▶ _GOAL_: Retype all of the data. Every line must match exactly.

▶ _STORED RECORDS_:
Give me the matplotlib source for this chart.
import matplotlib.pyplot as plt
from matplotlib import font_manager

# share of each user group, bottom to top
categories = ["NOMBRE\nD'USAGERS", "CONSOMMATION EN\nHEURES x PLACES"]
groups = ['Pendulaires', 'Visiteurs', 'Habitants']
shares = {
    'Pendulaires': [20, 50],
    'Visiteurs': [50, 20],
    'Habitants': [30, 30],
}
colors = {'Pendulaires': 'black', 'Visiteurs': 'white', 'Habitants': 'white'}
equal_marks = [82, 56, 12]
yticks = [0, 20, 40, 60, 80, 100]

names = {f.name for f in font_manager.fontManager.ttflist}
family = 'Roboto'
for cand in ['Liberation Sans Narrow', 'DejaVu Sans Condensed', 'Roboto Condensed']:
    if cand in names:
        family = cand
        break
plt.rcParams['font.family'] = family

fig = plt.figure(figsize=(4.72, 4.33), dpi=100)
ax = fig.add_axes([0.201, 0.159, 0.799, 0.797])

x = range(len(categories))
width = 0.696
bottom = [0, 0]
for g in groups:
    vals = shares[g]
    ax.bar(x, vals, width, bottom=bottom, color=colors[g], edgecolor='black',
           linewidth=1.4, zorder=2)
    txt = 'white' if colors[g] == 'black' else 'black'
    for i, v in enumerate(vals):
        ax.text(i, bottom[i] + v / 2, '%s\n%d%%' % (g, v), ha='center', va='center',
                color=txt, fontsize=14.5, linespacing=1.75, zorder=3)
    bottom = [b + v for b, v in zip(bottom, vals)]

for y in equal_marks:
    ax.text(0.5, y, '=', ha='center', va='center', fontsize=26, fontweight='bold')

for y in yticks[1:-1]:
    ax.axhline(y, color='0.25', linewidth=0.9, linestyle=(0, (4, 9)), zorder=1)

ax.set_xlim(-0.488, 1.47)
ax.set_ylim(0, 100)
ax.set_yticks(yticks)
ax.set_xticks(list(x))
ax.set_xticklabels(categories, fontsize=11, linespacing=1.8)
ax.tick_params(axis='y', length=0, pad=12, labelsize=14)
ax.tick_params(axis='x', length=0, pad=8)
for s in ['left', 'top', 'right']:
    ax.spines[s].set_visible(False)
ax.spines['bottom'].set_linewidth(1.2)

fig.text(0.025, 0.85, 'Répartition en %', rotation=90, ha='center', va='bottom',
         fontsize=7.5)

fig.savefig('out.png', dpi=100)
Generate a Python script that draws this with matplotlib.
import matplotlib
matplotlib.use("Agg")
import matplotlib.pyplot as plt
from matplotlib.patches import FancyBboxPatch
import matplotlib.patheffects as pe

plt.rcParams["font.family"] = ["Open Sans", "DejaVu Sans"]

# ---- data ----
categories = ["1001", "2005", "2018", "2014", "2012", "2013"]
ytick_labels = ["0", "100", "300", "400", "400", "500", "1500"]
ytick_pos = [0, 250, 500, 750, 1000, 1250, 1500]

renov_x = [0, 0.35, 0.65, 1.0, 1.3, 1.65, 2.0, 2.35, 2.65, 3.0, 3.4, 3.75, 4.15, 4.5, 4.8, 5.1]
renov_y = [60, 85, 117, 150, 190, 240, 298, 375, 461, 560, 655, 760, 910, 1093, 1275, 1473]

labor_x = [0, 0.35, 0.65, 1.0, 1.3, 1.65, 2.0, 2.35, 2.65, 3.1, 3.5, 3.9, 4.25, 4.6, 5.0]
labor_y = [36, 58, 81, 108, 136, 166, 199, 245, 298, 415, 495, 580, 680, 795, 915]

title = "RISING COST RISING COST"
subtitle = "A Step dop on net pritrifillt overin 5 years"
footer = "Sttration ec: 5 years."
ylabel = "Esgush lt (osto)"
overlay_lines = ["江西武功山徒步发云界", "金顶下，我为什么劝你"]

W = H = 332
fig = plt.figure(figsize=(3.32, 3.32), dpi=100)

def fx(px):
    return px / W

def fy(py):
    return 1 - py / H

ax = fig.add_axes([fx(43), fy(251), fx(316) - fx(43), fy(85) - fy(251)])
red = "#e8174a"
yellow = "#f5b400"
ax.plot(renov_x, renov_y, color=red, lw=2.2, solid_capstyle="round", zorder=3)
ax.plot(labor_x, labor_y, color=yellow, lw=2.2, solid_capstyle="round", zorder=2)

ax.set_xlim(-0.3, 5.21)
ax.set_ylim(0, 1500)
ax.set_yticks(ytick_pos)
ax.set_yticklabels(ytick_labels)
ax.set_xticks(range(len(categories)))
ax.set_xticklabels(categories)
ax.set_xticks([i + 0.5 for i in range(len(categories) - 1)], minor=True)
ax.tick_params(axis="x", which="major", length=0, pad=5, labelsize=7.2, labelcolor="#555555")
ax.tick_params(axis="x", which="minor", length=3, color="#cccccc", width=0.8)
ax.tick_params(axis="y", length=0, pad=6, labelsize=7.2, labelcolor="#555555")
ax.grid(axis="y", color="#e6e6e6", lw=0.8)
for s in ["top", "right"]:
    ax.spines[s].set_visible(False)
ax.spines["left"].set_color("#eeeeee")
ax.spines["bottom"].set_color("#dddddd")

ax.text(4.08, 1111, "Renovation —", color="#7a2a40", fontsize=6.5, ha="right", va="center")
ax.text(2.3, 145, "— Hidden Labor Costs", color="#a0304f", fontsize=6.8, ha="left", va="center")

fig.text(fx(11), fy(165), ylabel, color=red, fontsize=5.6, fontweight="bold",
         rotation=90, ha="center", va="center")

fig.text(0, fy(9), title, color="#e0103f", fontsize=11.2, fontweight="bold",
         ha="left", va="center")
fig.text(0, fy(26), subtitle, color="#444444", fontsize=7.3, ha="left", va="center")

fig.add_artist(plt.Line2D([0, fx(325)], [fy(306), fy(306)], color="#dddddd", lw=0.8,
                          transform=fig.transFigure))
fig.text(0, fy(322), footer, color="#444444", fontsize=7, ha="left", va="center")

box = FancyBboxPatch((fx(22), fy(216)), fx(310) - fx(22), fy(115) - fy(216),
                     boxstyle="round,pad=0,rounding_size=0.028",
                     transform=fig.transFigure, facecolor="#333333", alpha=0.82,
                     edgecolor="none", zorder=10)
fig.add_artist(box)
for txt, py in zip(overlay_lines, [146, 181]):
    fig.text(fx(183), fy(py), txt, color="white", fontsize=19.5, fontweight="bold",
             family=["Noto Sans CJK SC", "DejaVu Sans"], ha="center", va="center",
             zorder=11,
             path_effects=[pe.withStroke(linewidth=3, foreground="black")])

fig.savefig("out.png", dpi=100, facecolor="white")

▶ _SOLUTION_:
Give me the matplotlib source for this chart.
import matplotlib.pyplot as plt
from matplotlib import font_manager

# share of each user group, bottom to top
categories = ["NOMBRE\nD'USAGERS", "CONSOMMATION EN\nHEURES x PLACES"]
groups = ['Pendulaires', 'Visiteurs', 'Habitants']
shares = {
    'Pendulaires': [20, 50],
    'Visiteurs': [50, 20],
    'Habitants': [30, 30],
}
colors = {'Pendulaires': 'black', 'Visiteurs': 'white', 'Habitants': 'white'}
equal_marks = [82, 56, 12]
yticks = [0, 20, 40, 60, 80, 100]

names = {f.name for f in font_manager.fontManager.ttflist}
family = 'Roboto'
for cand in ['Liberation Sans Narrow', 'DejaVu Sans Condensed', 'Roboto Condensed']:
    if cand in names:
        family = cand
        break
plt.rcParams['font.family'] = family

fig = plt.figure(figsize=(4.72, 4.33), dpi=100)
ax = fig.add_axes([0.201, 0.159, 0.799, 0.797])

x = range(len(categories))
width = 0.696
bottom = [0, 0]
for g in groups:
    vals = shares[g]
    ax.bar(x, vals, width, bottom=bottom, color=colors[g], edgecolor='black',
           linewidth=1.4, zorder=2)
    txt = 'white' if colors[g] == 'black' else 'black'
    for i, v in enumerate(vals):
        ax.text(i, bottom[i] + v / 2, '%s\n%d%%' % (g, v), ha='center', va='center',
                color=txt, fontsize=14.5, linespacing=1.75, zorder=3)
    bottom = [b + v for b, v in zip(bottom, vals)]

for y in equal_marks:
    ax.text(0.5, y, '=', ha='center', va='center', fontsize=26, fontweight='bold')

for y in yticks[1:-1]:
    ax.axhline(y, color='0.25', linewidth=0.9, linestyle=(0, (4, 9)), zorder=1)

ax.set_xlim(-0.488, 1.47)
ax.set_ylim(0, 100)
ax.set_yticks(yticks)
ax.set_xticks(list(x))
ax.set_xticklabels(categories, fontsize=11, linespacing=1.8)
ax.tick_params(axis='y', length=0, pad=12, labelsize=14)
ax.tick_params(axis='x', length=0, pad=8)
for s in ['left', 'top', 'right']:
    ax.spines[s].set_visible(False)
ax.spines['bottom'].set_linewidth(1.2)

fig.text(0.025, 0.85, 'Répartition en %', rotation=90, ha='center', va='bottom',
         fontsize=7.5)

fig.savefig('out.png', dpi=100)
Generate a Python script that draws this with matplotlib.
import matplotlib
matplotlib.use("Agg")
import matplotlib.pyplot as plt
from matplotlib.patches import FancyBboxPatch
import matplotlib.patheffects as pe

plt.rcParams["font.family"] = ["Open Sans", "DejaVu Sans"]

# ---- data ----
categories = ["1001", "2005", "2018", "2014", "2012", "2013"]
ytick_labels = ["0", "100", "300", "400", "400", "500", "1500"]
ytick_pos = [0, 250, 500, 750, 1000, 1250, 1500]

renov_x = [0, 0.35, 0.65, 1.0, 1.3, 1.65, 2.0, 2.35, 2.65, 3.0, 3.4, 3.75, 4.15, 4.5, 4.8, 5.1]
renov_y = [60, 85, 117, 150, 190, 240, 298, 375, 461, 560, 655, 760, 910, 1093, 1275, 1473]

labor_x = [0, 0.35, 0.65, 1.0, 1.3, 1.65, 2.0, 2.35, 2.65, 3.1, 3.5, 3.9, 4.25, 4.6, 5.0]
labor_y = [36, 58, 81, 108, 136, 166, 199, 245, 298, 415, 495, 580, 680, 795, 915]

title = "RISING COST RISING COST"
subtitle = "A Step dop on net pritrifillt overin 5 years"
footer = "Sttration ec: 5 years."
ylabel = "Esgush lt (osto)"
overlay_lines = ["江西武功山徒步发云界", "金顶下，我为什么劝你"]

W = H = 332
fig = plt.figure(figsize=(3.32, 3.32), dpi=100)

def fx(px):
    return px / W

def fy(py):
    return 1 - py / H

ax = fig.add_axes([fx(43), fy(251), fx(316) - fx(43), fy(85) - fy(251)])
red = "#e8174a"
yellow = "#f5b400"
ax.plot(renov_x, renov_y, color=red, lw=2.2, solid_capstyle="round", zorder=3)
ax.plot(labor_x, labor_y, color=yellow, lw=2.2, solid_capstyle="round", zorder=2)

ax.set_xlim(-0.3, 5.21)
ax.set_ylim(0, 1500)
ax.set_yticks(ytick_pos)
ax.set_yticklabels(ytick_labels)
ax.set_xticks(range(len(categories)))
ax.set_xticklabels(categories)
ax.set_xticks([i + 0.5 for i in range(len(categories) - 1)], minor=True)
ax.tick_params(axis="x", which="major", length=0, pad=5, labelsize=7.2, labelcolor="#555555")
ax.tick_params(axis="x", which="minor", length=3, color="#cccccc", width=0.8)
ax.tick_params(axis="y", length=0, pad=6, labelsize=7.2, labelcolor="#555555")
ax.grid(axis="y", color="#e6e6e6", lw=0.8)
for s in ["top", "right"]:
    ax.spines[s].set_visible(False)
ax.spines["left"].set_color("#eeeeee")
ax.spines["bottom"].set_color("#dddddd")

ax.text(4.08, 1111, "Renovation —", color="#7a2a40", fontsize=6.5, ha="right", va="center")
ax.text(2.3, 145, "— Hidden Labor Costs", color="#a0304f", fontsize=6.8, ha="left", va="center")

fig.text(fx(11), fy(165), ylabel, color=red, fontsize=5.6, fontweight="bold",
         rotation=90, ha="center", va="center")

fig.text(0, fy(9), title, color="#e0103f", fontsize=11.2, fontweight="bold",
         ha="left", va="center")
fig.text(0, fy(26), subtitle, color="#444444", fontsize=7.3, ha="left", va="center")

fig.add_artist(plt.Line2D([0, fx(325)], [fy(306), fy(306)], color="#dddddd", lw=0.8,
                          transform=fig.transFigure))
fig.text(0, fy(322), footer, color="#444444", fontsize=7, ha="left", va="center")

box = FancyBboxPatch((fx(22), fy(216)), fx(310) - fx(22), fy(115) - fy(216),
                     boxstyle="round,pad=0,rounding_size=0.028",
                     transform=fig.transFigure, facecolor="#333333", alpha=0.82,
                     edgecolor="none", zorder=10)
fig.add_artist(box)
for txt, py in zip(overlay_lines, [146, 181]):
    fig.text(fx(183), fy(py), txt, color="white", fontsize=19.5, fontweight="bold",
             family=["Noto Sans CJK SC", "DejaVu Sans"], ha="center", va="center",
             zorder=11,
             path_effects=[pe.withStroke(linewidth=3, foreground="black")])

fig.savefig("out.png", dpi=100, facecolor="white")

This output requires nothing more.